その中に具教の首を奪い返した大宮多気丸や芝山小次郎秀時がいます。

 

斎藤拙堂の「伊勢国司記略」にも「多気記」を引用してこの話は紹介されています。

 

また多芸録にも明智光秀と一緒に戦ったという記述があります。

 

しかし、信憑性はどうなんでしょう?

 

あくまで伝承にとどめておいた方がいいかもしれませんね。

 

でも、めちゃくちゃ面白い話なので、大河ドラマでどうです?NHKさん!

 

 

 

 

 

伊勢国司記略に載っている「多気記」の大宮多気丸の話、載せておきますね。↓

 

其後鳥屋尾石見守竹原へ退き天正九年病死す。其時子息内蔵助へ謂て曰、汝主君の為に何卒信長を一太刀うらみよ、我死すとも汝が守神とならん。安保大内蔵と心を合せ、北畠家を取立よとありければ、内蔵助多気丸に出合、明智光秀家人風波新之丞は、多気丸伯母聟なるゆゑ、多気丸と心を合せ、新之丞へ便る。芝山次郎も一味也。天正十年春多気へ来る。

爰に芝山小平太多気落城の後伊賀へ退き、其後又多気に住す。是に依て大宮多気丸、鳥屋尾内蔵助、芝山小次郎、小平太が家へ忍び入、信長討取らんと相談す。

先味方をあつめ、風波新之丞と心を合、明智光秀を大将とし、織田家を亡すべしと、ニ月十九日多気を出立、四月五日に返り、千五百人一味連判す。四月十日多気を立、風波新之丞にたより、明智光秀を大将とする筈に定る。六月二日二万餘騎京都へ馳せ上り、信長父子討取悦事限なし

 

 

うーむ、どこまでが本当なんでしょうね。

拙堂は「誠しからぬ事も彼是打まじれど」と言ってるし、信じるも信じないも貴方次第ということで!

 

※「北畠氏学講座」というサイトでは大宮多気丸は山崎合戦に参加しておらず、親族が代わりに多気丸を名乗って参加し討死したとしていますが、私が知る限りそんな資料はないですね。

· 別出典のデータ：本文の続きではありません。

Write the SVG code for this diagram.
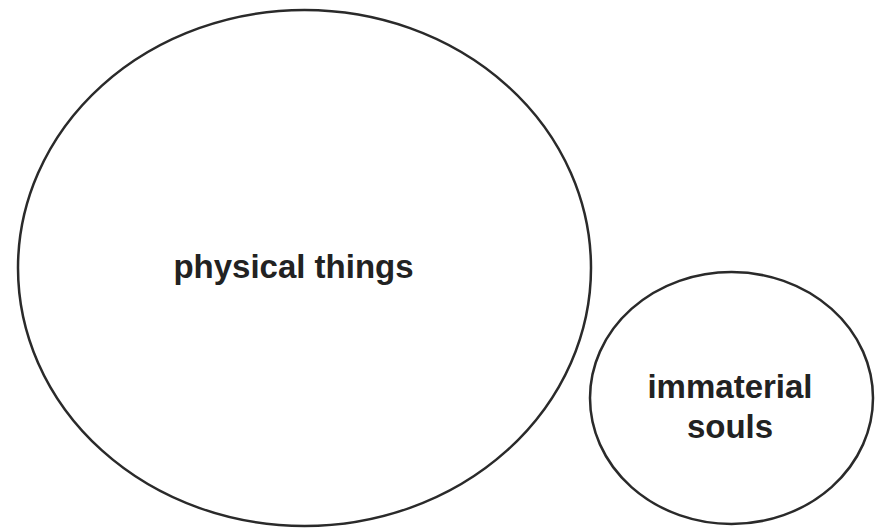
<svg xmlns="http://www.w3.org/2000/svg" width="882" height="531" viewBox="0 0 882 531">
<style>
.set{fill:none;stroke:#2a2a2a;stroke-width:2.5}
.lbl{font-family:"Liberation Sans",Arial,sans-serif;font-weight:bold;font-size:33px;fill:#222;text-anchor:middle}
</style>
<rect width="882" height="531" fill="#fff"/>
<g id="physical-things">
<ellipse class="set" cx="304.5" cy="268" rx="286.5" ry="258"/>
<text class="lbl" x="293.5" y="278">physical things</text>
</g>
<g id="immaterial-souls">
<ellipse class="set" cx="731.5" cy="398" rx="141.5" ry="126"/>
<text class="lbl" x="730" y="398">immaterial</text>
<text class="lbl" x="730" y="438">souls</text>
</g>
<g id="connectors"/>
</svg>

吉田さんの著書『鬼宿の海 九鬼嘉隆の生涯』『日本一水軍物語』に大悪才の弟が大悪才を名乗って信雄軍と戦い討死したという話が載っています。その時、大悪才は北畠具親(具教の弟)の子・具重を預かり養育していたとのこと。

吉田さんの著書に載ってるこの話をヒントに「北畠氏学講座」は創作したのでしょう。

 

 

 ★★追記★★2022.8.6

赤坂恒明氏「天正四年の『堂上次第』について─特に滅亡前夜の北畠一門に関する記載を中心に─」にて、法名帳の信憑性について言及があります。興味のある方はぜひ。